The districts say this makes it impossible to meaningfully review them to determine whether the projects would cause injury to other water users. Their letters to the UCRC say the lack of transparency raises questions about whether public funds are being used wisely.
“In short, SWCD is very disappointed and concerned about the process that has been undertaken by the UCRC and the state of Colorado,” reads the letter from Southwestern General manager Steve Wolff.
In response, Amy Ostdiek, CWCB section chief for interstate, federal, and water information, said that the review process respected project proponents’ privacy and that striking a balance between transparency and privacy is an ongoing effort.

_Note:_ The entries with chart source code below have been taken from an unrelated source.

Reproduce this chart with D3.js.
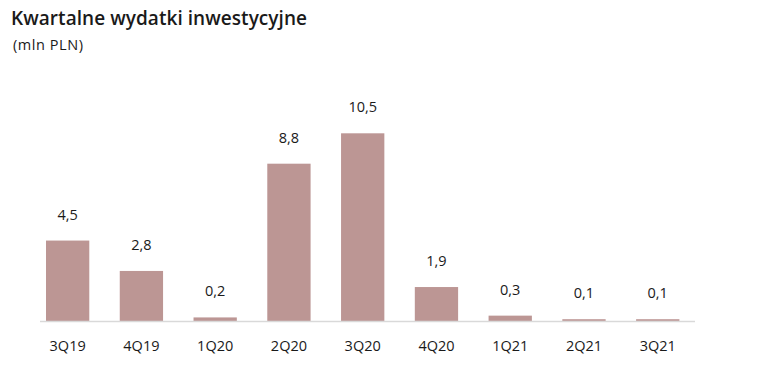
<!DOCTYPE html>
<html>
<head>
<meta charset="utf-8">
<script src="https://cdn.jsdelivr.net/npm/d3@7"></script>
<style>
  html, body { margin: 0; padding: 0; background: #ffffff; }
  svg { display: block; }
  text { font-family: "Open Sans", "Noto Sans", sans-serif; }
</style>
</head>
<body>
<script>
const categories = ["3Q19", "4Q19", "1Q20", "2Q20", "3Q20", "4Q20", "1Q21", "2Q21", "3Q21"];
const values = [4.5, 2.8, 0.2, 8.8, 10.5, 1.9, 0.3, 0.1, 0.1];
const valueLabels = ["4,5", "2,8", "0,2", "8,8", "10,5", "1,9", "0,3", "0,1", "0,1"];
const title = "Kwartalne wydatki inwestycyjne";
const subtitle = "(mln PLN)";

const W = 759, H = 392;
const baseY = 321;
const svg = d3.select("body").append("svg").attr("width", W).attr("height", H);

const x = d3.scaleBand().domain(categories).range([30.8, 694.6]).paddingInner(0.413).paddingOuter(0.206);
const y = d3.scaleLinear().domain([0, 10.5]).range([baseY, 133.3]);

svg.append("text").attr("x", 11).attr("y", 25)
  .attr("font-size", 19).attr("font-weight", 600).attr("fill", "#1a1a1a")
  .attr("textLength", 296).attr("lengthAdjust", "spacing").text(title);
svg.append("text").attr("x", 13).attr("y", 50)
  .attr("font-size", 14.5).attr("fill", "#1a1a1a")
  .attr("textLength", 70).attr("lengthAdjust", "spacing").text(subtitle);

svg.append("g").selectAll("rect").data(values).join("rect")
  .attr("x", (d, i) => x(categories[i]))
  .attr("y", d => y(d))
  .attr("width", x.bandwidth())
  .attr("height", d => baseY - y(d))
  .attr("fill", "#bc9694");

svg.append("line").attr("x1", 40).attr("x2", 695).attr("y1", baseY + 0.5).attr("y2", baseY + 0.5)
  .attr("stroke", "#d9d9d9").attr("stroke-width", 1.5);

svg.append("g").selectAll("text").data(values).join("text")
  .attr("x", (d, i) => x(categories[i]) + x.bandwidth() / 2)
  .attr("y", d => y(d) - 21)
  .attr("text-anchor", "middle")
  .attr("font-size", 14.5).attr("fill", "#1a1a1a")
  .text((d, i) => valueLabels[i]);

const axis = d3.axisBottom(x).tickSize(0).tickPadding(0);
const g = svg.append("g").attr("transform", `translate(0,${baseY})`).call(axis);
g.select(".domain").remove();
g.selectAll("text").attr("y", 30).attr("dy", 0).attr("font-size", 14.5).attr("fill", "#1a1a1a")
  .style("font-family", "\"Open Sans\", sans-serif");
</script>
</body>
</html>
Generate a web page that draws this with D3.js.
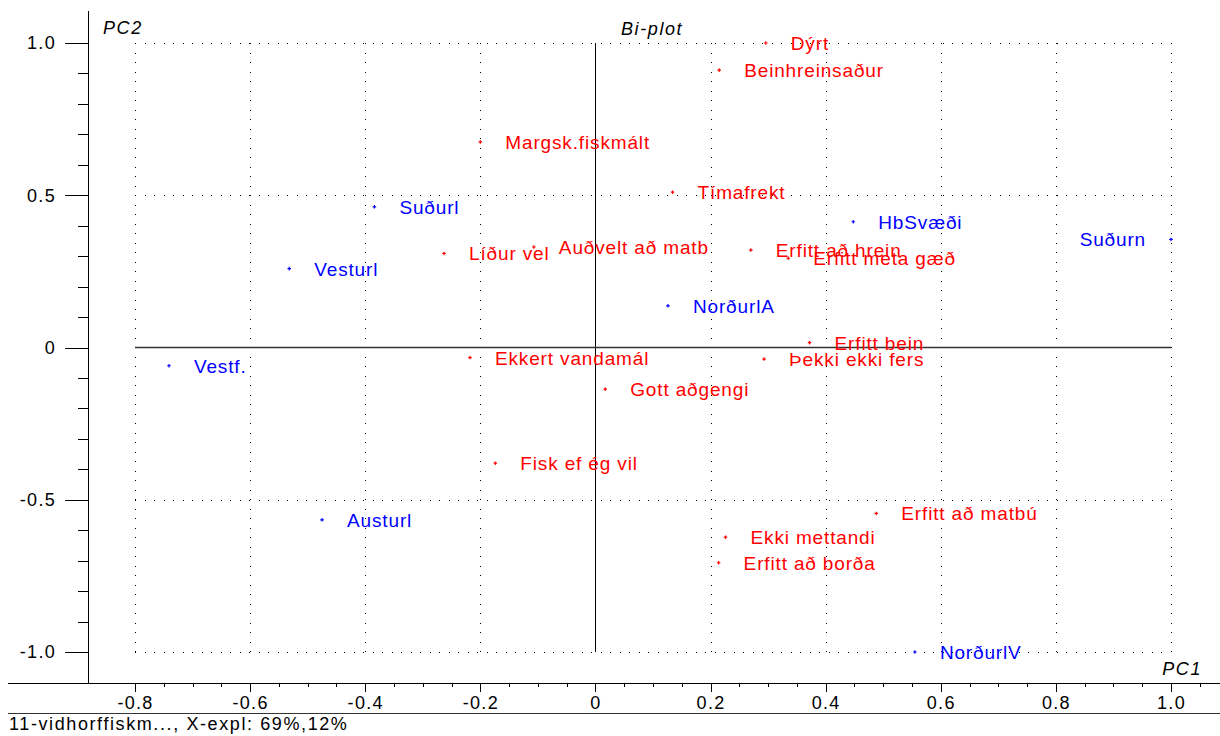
<!DOCTYPE html>
<html>
<head>
<meta charset="utf-8">
<script src="https://cdn.jsdelivr.net/npm/d3@7"></script>
<style>
  html, body { margin: 0; padding: 0; background: #fff; }
  svg { display: block; }
  text { font-family: "Liberation Sans", Arial, sans-serif; }
</style>
</head>
<body>
<svg id="chart" width="1220" height="736"></svg>
<script>
// Variable loadings (red) on PC1 / PC2
const varNames = ["Dýrt", "Beinhreinsaður", "Margsk.fiskmált", "Tímafrekt", "Líður vel",
  "Auðvelt að matb", "Erfitt að hrein", "Erfitt meta gæð", "Erfitt bein", "Þekki ekki fers",
  "Ekkert vandamál", "Gott aðgengi", "Fisk ef ég vil", "Erfitt að matbú", "Ekki mettandi",
  "Erfitt að borða"];
const varPC1 = [0.296, 0.215, -0.200, 0.134, -0.263, -0.107, 0.270, 0.335, 0.372, 0.293,
  -0.218, 0.017, -0.174, 0.488, 0.226, 0.214];
const varPC2 = [1.000, 0.911, 0.675, 0.510, 0.309, 0.330, 0.320, 0.293, 0.016, -0.038,
  -0.033, -0.137, -0.380, -0.545, -0.623, -0.707];

// Sample scores (blue) on PC1 / PC2
const sampleNames = ["Suðurl", "Vesturl", "Vestf.", "HbSvæði", "NorðurlA", "Suðurn", "Austurl", "NorðurlV"];
const samplePC1 = [-0.384, -0.532, -0.741, 0.448, 0.126, 1.000, -0.475, 0.555];
const samplePC2 = [0.462, 0.259, -0.060, 0.413, 0.137, 0.355, -0.566, -1.000];

// Axis ticks
const xMajor = [-0.8, -0.6, -0.4, -0.2, 0, 0.2, 0.4, 0.6, 0.8, 1.0];
const xTickLabels = ["-0.8", "-0.6", "-0.4", "-0.2", "0", "0.2", "0.4", "0.6", "0.8", "1.0"];
const yMajor = [-1.0, -0.5, 0, 0.5, 1.0];
const yTickLabels = ["-1.0", "-0.5", "0", "0.5", "1.0"];
const xGrid = [-0.8, -0.6, -0.4, -0.2, 0.2, 0.4, 0.6, 0.8, 1.0];
const yGrid = [-1.0, -0.5, 0.5, 1.0];

const footerText = "11-vidhorffiskm..., X-expl: 69%,12%";

const svg = d3.select("#chart");
const W = 1220;

const x = d3.scaleLinear().domain([-0.8, 1.0]).range([135, 1171]);
const y = d3.scaleLinear().domain([-1, 1]).range([652, 43]);

const axisY = 683;   // bottom axis line
const axisX = 88;    // left axis line

// minor tick values
const xMinor = d3.range(-16, 22).map(i => +(i * 0.05).toFixed(2))
  .filter(v => !xMajor.some(m => Math.abs(m - v) < 1e-6));
const yMinor = d3.range(-10, 11).map(i => +(i * 0.1).toFixed(2))
  .filter(v => !yMajor.some(m => Math.abs(m - v) < 1e-6));

// dotted grid
const grid = svg.append("g").attr("stroke", "#000").attr("stroke-width", 1)
  .attr("stroke-dasharray", "1,8.5").attr("shape-rendering", "crispEdges");
grid.selectAll("line.gx").data(xGrid).join("line").attr("class", "gx")
  .attr("x1", d => Math.round(x(d)) + 0.5).attr("x2", d => Math.round(x(d)) + 0.5)
  .attr("y1", y(1)).attr("y2", y(-1));
grid.selectAll("line.gy").data(yGrid).join("line").attr("class", "gy")
  .attr("y1", d => Math.round(y(d)) + 0.5).attr("y2", d => Math.round(y(d)) + 0.5)
  .attr("x1", x(-0.8)).attr("x2", x(1.0));

// zero lines
svg.append("line").attr("x1", Math.round(x(0)) + 0.5).attr("x2", Math.round(x(0)) + 0.5)
  .attr("y1", y(1)).attr("y2", y(-1)).attr("stroke", "#000").attr("shape-rendering", "crispEdges");
svg.append("line").attr("x1", x(-0.8)).attr("x2", x(1.0))
  .attr("y1", y(0)).attr("y2", y(0)).attr("stroke", "#333").attr("stroke-width", 1.4);

// frame lines
svg.append("line").attr("x1", axisX + 0.5).attr("x2", axisX + 0.5).attr("y1", 11).attr("y2", axisY)
  .attr("stroke", "#000").attr("shape-rendering", "crispEdges");
svg.append("line").attr("x1", 8).attr("x2", W).attr("y1", axisY + 0.5).attr("y2", axisY + 0.5)
  .attr("stroke", "#000").attr("shape-rendering", "crispEdges");
svg.append("line").attr("x1", 8).attr("x2", W).attr("y1", 713.5).attr("y2", 713.5)
  .attr("stroke", "#333").attr("shape-rendering", "crispEdges");

function styleAxis(g) {
  g.select(".domain").remove();
  g.selectAll(".tick line").attr("stroke", "#000").attr("shape-rendering", "crispEdges");
  g.selectAll(".tick text").attr("fill", "#000").style("font-size", "18px")
    .style("letter-spacing", "1.3px");
}

// bottom axis: minor then major ticks
svg.append("g").attr("transform", `translate(0,${axisY})`)
  .call(d3.axisBottom(x).tickValues(xMinor).tickSize(4).tickFormat(""))
  .call(styleAxis);
svg.append("g").attr("transform", `translate(0,${axisY})`)
  .call(d3.axisBottom(x).tickValues(xMajor).tickSize(9).tickPadding(4)
    .tickFormat((d, i) => xTickLabels[i]))
  .call(styleAxis);

// left axis: minor then major ticks
svg.append("g").attr("transform", `translate(${axisX},0)`)
  .call(d3.axisLeft(y).tickValues(yMinor).tickSize(10).tickFormat(""))
  .call(styleAxis);
svg.append("g").attr("transform", `translate(${axisX},0)`)
  .call(d3.axisLeft(y).tickValues(yMajor).tickSize(23).tickPadding(9)
    .tickFormat((d, i) => yTickLabels[i]))
  .call(styleAxis);

// titles
const italic = { "font-style": "italic", "font-size": "18px", "letter-spacing": "1.6px" };
function applyStyle(sel, st) { Object.entries(st).forEach(([k, v]) => sel.style(k, v)); return sel; }
applyStyle(svg.append("text").attr("x", 103).attr("y", 34).text("PC2"), italic);
applyStyle(svg.append("text").attr("x", 621).attr("y", 35).text("Bi-plot"), italic);
applyStyle(svg.append("text").attr("x", 1202).attr("y", 675).attr("text-anchor", "end").text("PC1"), italic);

// footer
svg.append("text").attr("x", 9).attr("y", 730).text(footerText)
  .style("font-size", "18px").style("letter-spacing", "1.6px").attr("fill", "#000");

// points and labels
const variables = varNames.map((n, i) => ({ name: n, pc1: varPC1[i], pc2: varPC2[i], color: "#ff0000" }));
const samples = sampleNames.map((n, i) => ({ name: n, pc1: samplePC1[i], pc2: samplePC2[i], color: "#0000ff" }));
const all = variables.concat(samples);

const cross = d3.symbol().type(d3.symbolCross).size(7);
svg.append("g").selectAll("path").data(all).join("path")
  .attr("d", cross)
  .attr("transform", d => `translate(${x(d.pc1)},${y(d.pc2)})`)
  .attr("fill", d => d.color);

const labels = svg.append("g").selectAll("text").data(all).join("text")
  .attr("x", d => x(d.pc1) + 25)
  .attr("y", d => y(d.pc2) + 7)
  .attr("fill", d => d.color)
  .style("font-size", "19px")
  .style("letter-spacing", "0.85px")
  .text(d => d.name);

// labels that would run past the window edge go on the left side of their point
labels.each(function (d) {
  const w = this.getComputedTextLength();
  if (x(d.pc1) + 25 + w > W) {
    d3.select(this).attr("text-anchor", "end").attr("x", x(d.pc1) - 25);
  }
});
</script>
</body>
</html>
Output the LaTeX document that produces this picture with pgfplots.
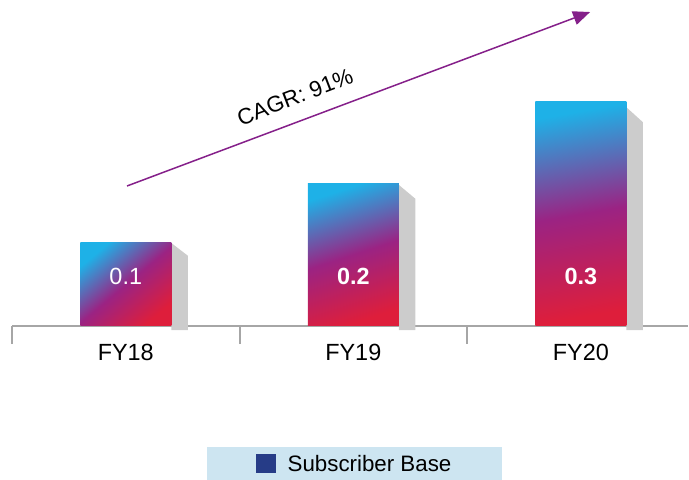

“The Colorado State Engineer’s Office has been directly involved as implementation agreements and verification plans are developed to ensure no injury results from SCPP participation,” she said in an email.
She said additional information will be available when the UCRC finalizes agreements with project participants, which should happen late this month, according to Cullom.
The 39,000 acre-feet of water across the four upper-basin states will do little to boost Lake Powell. It’s the proverbial drop in the bucket. But the political value of 39,000 acre-feet may be far greater than any benefit to the nation’s second-largest reservoir. The effort shows that upper-basin water managers are willing to do their part to prevent the system from crashing, but that part is small compared with the cuts they say are needed in the lower basin.
“It’s unlikely any system conservation stood up in the upper basin is going to move the needle,” Cullom said. “But it’s important for the upper basin to participate and contribute within the resources and the tools we have available, and what we are demonstrating in this process is that we do have tools, we do have resources. They are narrow in scope and small in volume.”